Bodley’s Vision of St. Michael’s

The architect chosen by Penfold was George Frederick Bodley (1827-1907). Though not one of his age’s most prolific architects, he was one of its most influential and his churches stand apart from their Victorian counterparts by their sense of refinement and an atmosphere of timeless otherness that elevates the experience of worship to the level of faultless art. Not long after his death, critics were to look down on his buildings as potentially ‘embarrassing to poor or dirty people.’ Partially for this reason, and because the Gothic style of Bodley’s work slipped out of fashion after the 1930s, his buildings remained in the shadows. Even when Victorian architecture came again to be celebrated in the late 1970s the later buildings by architects like Bodley were overlooked in favour of more ‘vigorous’ churches by George Gilbert Scott, George Edmund Street, and William Butterfield. Only in recent years have Bodley’s churches been given concentrated attention and his use of the Gothic style is at last proved to be masterful rather than merely ‘charming.’

Bodley was articled to George Gilbert Scott and so learned his art from one of the Victorian period’s most prolific architects. His own stylistic development took him down a different path from that of his teacher and over time Bodley came to be associated with the quality of ‘refinement,’ a quality which suffuses one of his most significant city churches – and the first built by Bodley in London – St Michael’s, Camden Town. St Michael’s shows Bodley at his most powerful and, despite not having been completed according to the original designs, it stands as a monument to the ideals of its first priest, E. B. Penfold, whose great desire was that the working class citizens of Camden Town be able to worship God in an uplifting setting, in the ‘beauty of holiness.’

The site of St Michael’s, near the junction of five major thoroughfares, called for a grand scale and so the church was given a tall, thin nave undivided from west to east by any break or chancel arch. Such a unified interior, inspired by late thirteenth-century friar churches on the Continent, allowed for unimpeded sightlines of the pulpit and High Altar. Despite the Continental inspiration of its plan, the type of Gothic chosen by Bodley is pure English Decorated of the fourteenth century. The clustered piers of the nave and elegant flowing tracery of the east window and clerestory windows play off against the bare, smooth walls creating a gentle tension of ornament and austerity. Characteristic of Bodley’s work, this contrast is what gives the building its sense of refinement; ornament is used carefully and only where it will generate maximum visual impact.

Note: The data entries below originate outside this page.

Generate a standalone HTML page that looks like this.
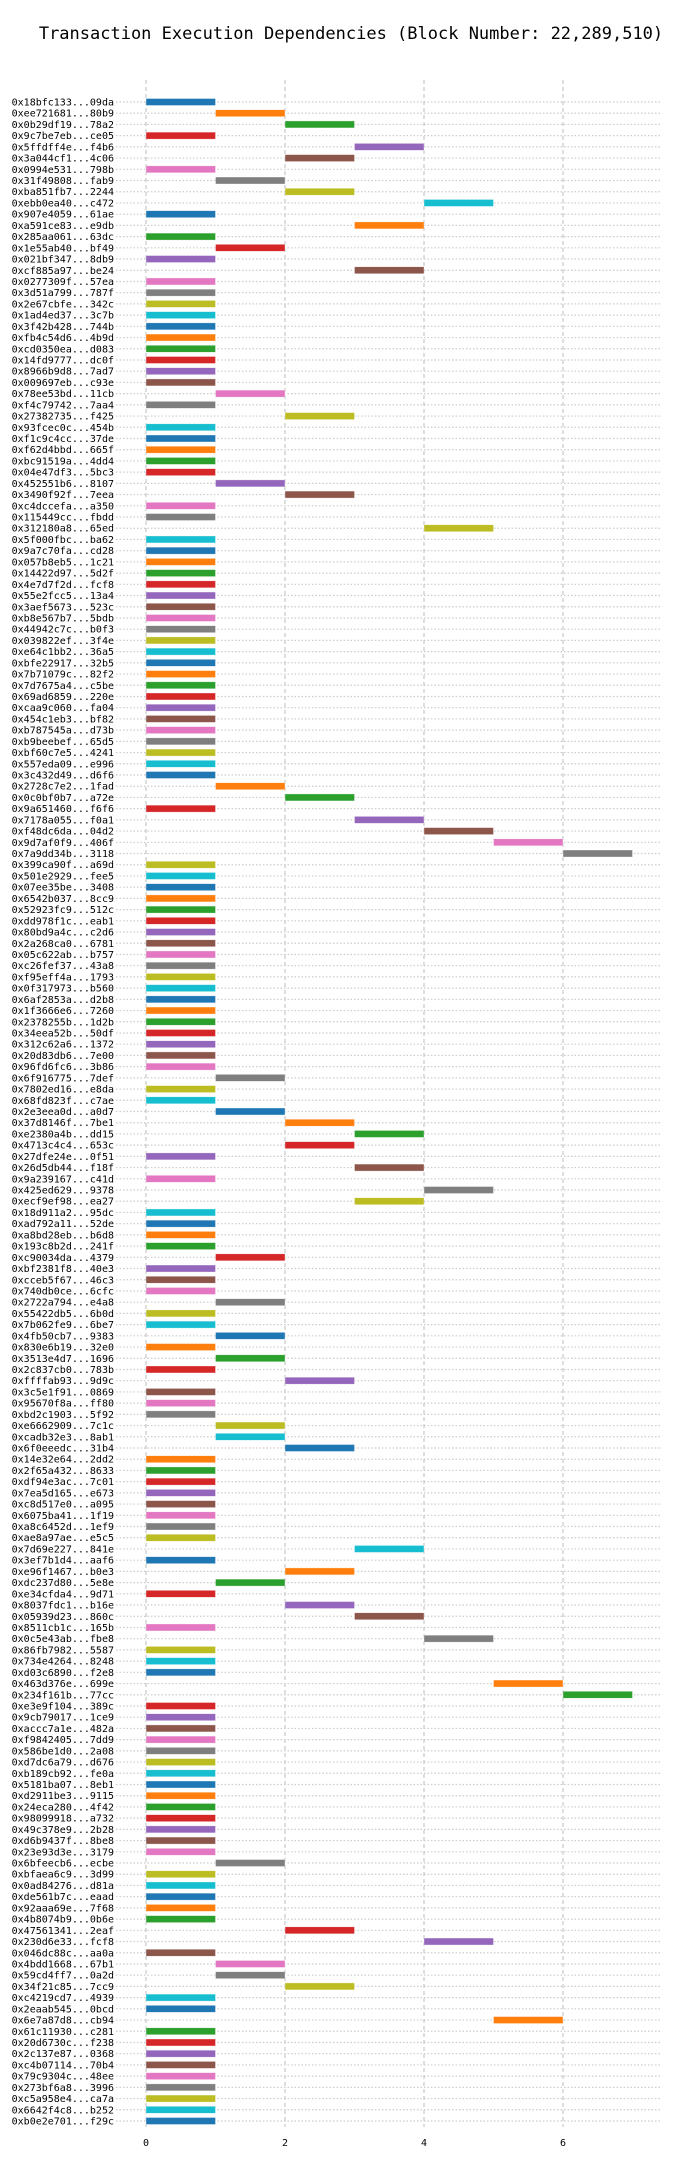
<!DOCTYPE html>
<html><head><meta charset="utf-8">
<style>
html,body{margin:0;padding:0;background:#fff;width:700px;height:2172px;overflow:hidden}
svg text{font-family:"DejaVu Sans Mono","Liberation Mono",monospace}
</style></head>
<body>
<svg id="chart" width="700" height="2172" viewBox="0 0 700 2172" xmlns="http://www.w3.org/2000/svg">
<text x="351" y="39" text-anchor="middle" font-size="17" fill="#000">Transaction Execution Dependencies (Block Number: 22,289,510)</text>
<g id="grid"></g><g id="bars"></g><g id="labels"></g><g id="ticks"></g>
</svg>
<script>
const txLabels = ["0x18bfc133...09da","0xee721681...80b9","0x0b29df19...78a2","0x9c7be7eb...ce05","0x5ffdff4e...f4b6","0x3a044cf1...4c06","0x0994e531...798b","0x31f49808...fab9","0xba851fb7...2244","0xebb0ea40...c472","0x907e4059...61ae","0xa591ce83...e9db","0x285aa061...63dc","0x1e55ab40...bf49","0x021bf347...8db9","0xcf885a97...be24","0x0277309f...57ea","0x3d51a799...787f","0x2e67cbfe...342c","0x1ad4ed37...3c7b","0x3f42b428...744b","0xfb4c54d6...4b9d","0xcd0350ea...d083","0x14fd9777...dc0f","0x8966b9d8...7ad7","0x009697eb...c93e","0x78ee53bd...11cb","0xf4c79742...7aa4","0x27382735...f425","0x93fcec0c...454b","0xf1c9c4cc...37de","0xf62d4bbd...665f","0xbc91519a...4dd4","0x04e47df3...5bc3","0x452551b6...8107","0x3490f92f...7eea","0xc4dccefa...a350","0x115449cc...fbdd","0x312180a8...65ed","0x5f000fbc...ba62","0x9a7c70fa...cd28","0x057b8eb5...1c21","0x14422d97...5d2f","0x4e7d7f2d...fcf8","0x55e2fcc5...13a4","0x3aef5673...523c","0xb8e567b7...5bdb","0x44942c7c...b0f3","0x039822ef...3f4e","0xe64c1bb2...36a5","0xbfe22917...32b5","0x7b71079c...82f2","0x7d7675a4...c5be","0x69ad6859...220e","0xcaa9c060...fa04","0x454c1eb3...bf82","0xb787545a...d73b","0xb9beebef...65d5","0xbf60c7e5...4241","0x557eda09...e996","0x3c432d49...d6f6","0x2728c7e2...1fad","0x0c0bf0b7...a72e","0x9a651460...f6f6","0x7178a055...f0a1","0xf48dc6da...04d2","0x9d7af0f9...406f","0x7a9dd34b...3118","0x399ca90f...a69d","0x501e2929...fee5","0x07ee35be...3408","0x6542b037...8cc9","0x52923fc9...512c","0xdd978f1c...eab1","0x80bd9a4c...c2d6","0x2a268ca0...6781","0x05c622ab...b757","0xc26fef37...43a8","0xf95eff4a...1793","0x0f317973...b560","0x6af2853a...d2b8","0x1f3666e6...7260","0x2378255b...1d2b","0x34eea52b...50df","0x312c62a6...1372","0x20d83db6...7e00","0x96fd6fc6...3b86","0x6f916775...7def","0x7802ed16...e8da","0x68fd823f...c7ae","0x2e3eea0d...a0d7","0x37d8146f...7be1","0xe2380a4b...dd15","0x4713c4c4...653c","0x27dfe24e...0f51","0x26d5db44...f18f","0x9a239167...c41d","0x425ed629...9378","0xecf9ef98...ea27","0x18d911a2...95dc","0xad792a11...52de","0xa8bd28eb...b6d8","0x193c8b2d...241f","0xc90034da...4379","0xbf2381f8...40e3","0xcceb5f67...46c3","0x740db0ce...6cfc","0x2722a794...e4a8","0x55422db5...6b0d","0x7b062fe9...6be7","0x4fb50cb7...9383","0x830e6b19...32e0","0x3513e4d7...1696","0x2c837cb0...783b","0xffffab93...9d9c","0x3c5e1f91...0869","0x95670f8a...ff80","0xbd2c1903...5f92","0xe6662909...7c1c","0xcadb32e3...8ab1","0x6f0eeedc...31b4","0x14e32e64...2dd2","0x2f65a432...8633","0xdf94e3ac...7c01","0x7ea5d165...e673","0xc8d517e0...a095","0x6075ba41...1f19","0xa8c6452d...1ef9","0xae8a97ae...e5c5","0x7d69e227...841e","0x3ef7b1d4...aaf6","0xe96f1467...b0e3","0xdc237d80...5e8e","0xe34cfda4...9d71","0x8037fdc1...b16e","0x05939d23...860c","0x8511cb1c...165b","0x0c5e43ab...fbe8","0x86fb7982...5587","0x734e4264...8248","0xd03c6890...f2e8","0x463d376e...699e","0x234f161b...77cc","0xe3e9f104...389c","0x9cb79017...1ce9","0xaccc7a1e...482a","0xf9842405...7dd9","0x586be1d0...2a08","0xd7dc6a79...d676","0xb189cb92...fe0a","0x5181ba07...8eb1","0xd2911be3...9115","0x24eca280...4f42","0x98099918...a732","0x49c378e9...2b28","0xd6b9437f...8be8","0x23e93d3e...3179","0x6bfeecb6...ecbe","0xbfaea6c9...3d99","0x0ad84276...d81a","0xde561b7c...eaad","0x92aaa69e...7f68","0x4b8074b9...0b6e","0x47561341...2eaf","0x230d6e33...fcf8","0x046dc88c...aa0a","0x4bdd1668...67b1","0x59cd4ff7...0a2d","0x34f21c85...7cc9","0xc4219cd7...4939","0x2eaab545...0bcd","0x6e7a87d8...cb94","0x61c11930...c281","0x20d6730c...f238","0x2c137e87...0368","0xc4b07114...70b4","0x79c9304c...48ee","0x273bf6a8...3996","0xc5a958e4...ca7a","0x6642f4c8...b252","0xb0e2e701...f29c"];
const startTimes = [0,1,2,0,3,2,0,1,2,4,0,3,0,1,0,3,0,0,0,0,0,0,0,0,0,0,1,0,2,0,0,0,0,0,1,2,0,0,4,0,0,0,0,0,0,0,0,0,0,0,0,0,0,0,0,0,0,0,0,0,0,1,2,0,3,4,5,6,0,0,0,0,0,0,0,0,0,0,0,0,0,0,0,0,0,0,0,1,0,0,1,2,3,2,0,3,0,4,3,0,0,0,0,1,0,0,0,1,0,0,1,0,1,0,2,0,0,0,1,1,2,0,0,0,0,0,0,0,0,3,0,2,1,0,2,3,0,4,0,0,0,5,6,0,0,0,0,0,0,0,0,0,0,0,0,0,0,1,0,0,0,0,0,2,4,0,1,1,2,0,0,5,0,0,0,0,0,0,0,0,0];
const durations = txLabels.map(()=>1);
const xTicks = [0,2,4,6];
const palette = ["#1f77b4","#ff7f0e","#2ca02c","#d62728","#9467bd","#8c564b","#e377c2","#7f7f7f","#bcbd22","#17becf"];

const NS="http://www.w3.org/2000/svg";
const X0=146, UNIT=69.5, Y0=102, TOP=80, BOT=2127, GL=116, GR=661;
const rowStep=(2121-Y0)/(txLabels.length-1);
const xs=v=>X0+v*UNIT;
const ys=i=>Y0+i*rowStep;
function mk(tag,attrs,parent){const e=document.createElementNS(NS,tag);for(const k in attrs)e.setAttribute(k,attrs[k]);parent.appendChild(e);return e;}
const grid=document.getElementById('grid'),bars=document.getElementById('bars'),labels=document.getElementById('labels'),ticks=document.getElementById('ticks');
xTicks.forEach(t=>{
  const l=mk('line',{x1:xs(t),x2:xs(t),y1:TOP,y2:BOT,stroke:'#cccccc','stroke-width':1.3,'stroke-dasharray':'4,3'},grid);
  
  
  const tx=mk('text',{x:xs(t),y:2146,'text-anchor':'middle','font-size':10,fill:'#000'},ticks);
  tx.textContent=t;
  
  
});
txLabels.forEach((lab,i)=>{
  const y=ys(i);
  const g=mk('line',{x1:GL,x2:GR,y1:y,y2:y,stroke:'#cccccc','stroke-width':1.2,'stroke-dasharray':'1.5,2'},grid);
  
  
  const t=mk('text',{x:114,y:y+3.5,'text-anchor':'end','font-size':10,fill:'#000'},labels);
  t.textContent=lab;
  
  
  const r=mk('rect',{x:xs(startTimes[i]),y:y-3.5,width:durations[i]*UNIT,height:7,fill:palette[i%10],stroke:'#fff','stroke-opacity':0.6,'stroke-width':0.6},bars);
  
  
});
</script>
</body></html>
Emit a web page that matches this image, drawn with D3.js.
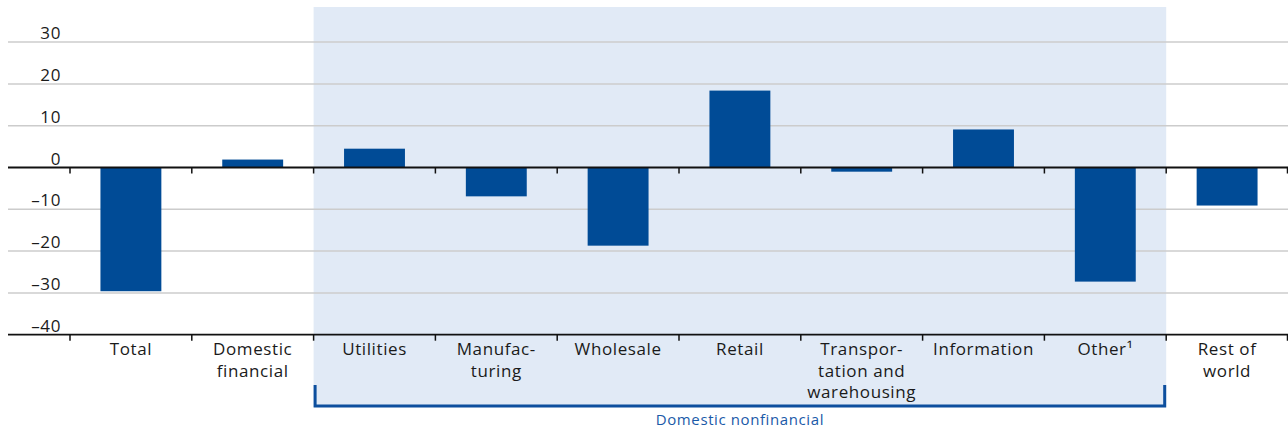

In the case of an urban mission church such care in deploying detail would also have fulfilled an economic function. St Michael’s was designed in 1876 but, though the nave was complete by 1881, the chancel was not finished until 1894. For this reason the intended stone vaulting of the chancel was replaced in execution by a continuation of the nave ceiling, itself an avant-garde design making use of transverse arches supported on the exterior of the building by flying buttresses. Also unbuilt was the great west tower, intended to act as the main entrance onto Camden Road, and exhibiting the same gentle play of austerity and ornament so typical of Bodley.

Building News, June 24, 1881.
Building News, June 24, 1881.

Yet seen today in its denuded state the effect of St Michael’s is far less lively than Bodley intended. He planned for the wooden paneling of the nave walls to be painted a rich olive green and the walls above a deep red flocked with the sacred monogram of the Name of Jesus (IHS) in black and white, but it seems as if only the paneling was ever coloured, with the upper walls remaining white. Seen against the soft grey stone, this striking decorative scheme would have added a dimension of depth to the design. The north aisle windows by Burlison & Grylls, a firm often employed by Bodley in his churches, would have looked even more splendid in this setting.

Shining down from the east, the crisp white light of Charles Eamer Kempe’s east window glistens on a black and white marble chancel pavement- another element typical of Bodley- and the memorial brass to E. B. Penfold whose vision made St Michael’s possible. It was the drive and energy of a large number of late Victorian clergy which transformed the urban landscape of London and enabled the construction of such glorious buildings as St Michael’s, Camden Town. Such an heritage of skill and beauty deserves to be celebrated.